As the oldest child in my family, I was expected to be responsible. In my growing up years I worked hard, was careful and liked things to be right. Those attributes have followed me into adulthood.
But I also care about things being fair. I quietly seethed as a child when I felt that a younger sibling was being treated differently than I had been under similar circumstances. I still feel resentment when competitors seem to have an unfair advantage in the marketplace or receive preferential treatment.
In today’s divisive political environment, the concept of fairness often seems skewed in favor of one party or the other. When the judicial system is no longer blind toward political influence, the idea of fair and equal treatment under the law is in jeopardy.
Leaders must demonstrate fairness in their treatment of team members and customers.
The theory of Karma is a fundamental doctrine found in the Eastern religions of Hinduism, Buddhism, and Jainism.
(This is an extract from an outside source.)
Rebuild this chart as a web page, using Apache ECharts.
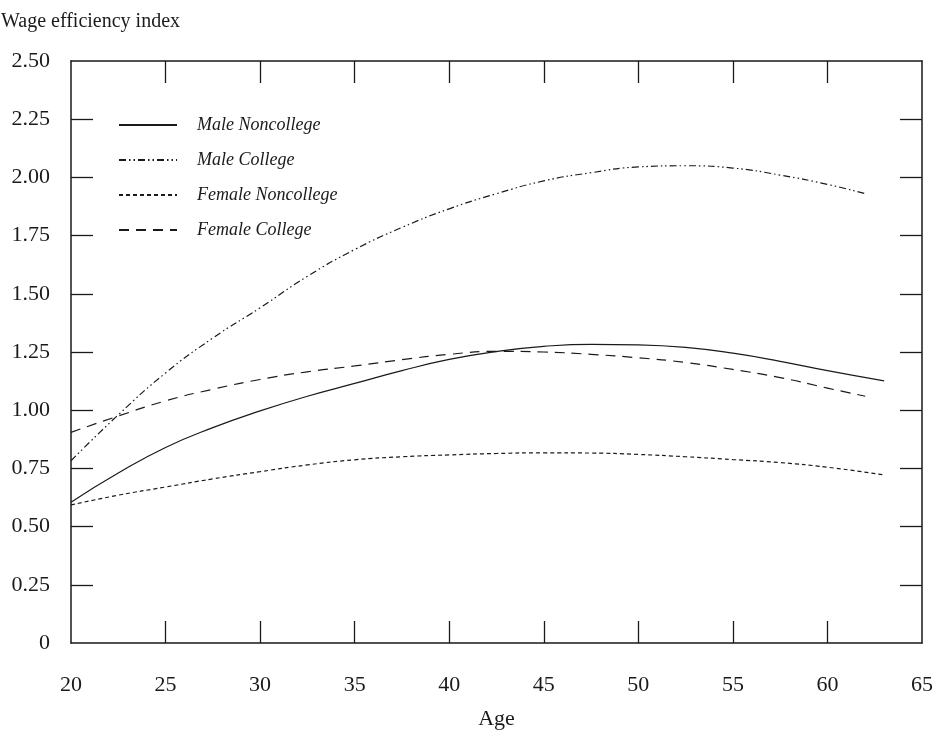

It is the belief in cause and effect—what one does today has consequences at some point in the future. Karma may have its origins in past actions or present behavior.
Fairness illustrates the truth of karma’s message. If you treat employees and customers badly over an extended period of time it is unlikely your business will survive. When businesses extend fairness, tell the truth, and treat everyone with respect and kindness it is likely they will prosper.
The leaders I teach and coach are regularly reminded how their attitudes and behaviors impact the team. When the only seeds being sown are based on fear or control, karma would suggest that anxiety and mistrust will be the only crops left to harvest.
When those same leaders model fairness, provide training and support, listen well, and are approachable, the employees will reward those behaviors with greater commitment and engagement.
There are universal truths leaders often ignore at our own peril. Karma should not be dismissed because it has origins in some of the world’s great and ancient religions. Fairness has its roots in the basic belief that how we treat others impacts both them and us.
Karma and fairness seem like just the messages many of today’s narcissistic leaders need to hear.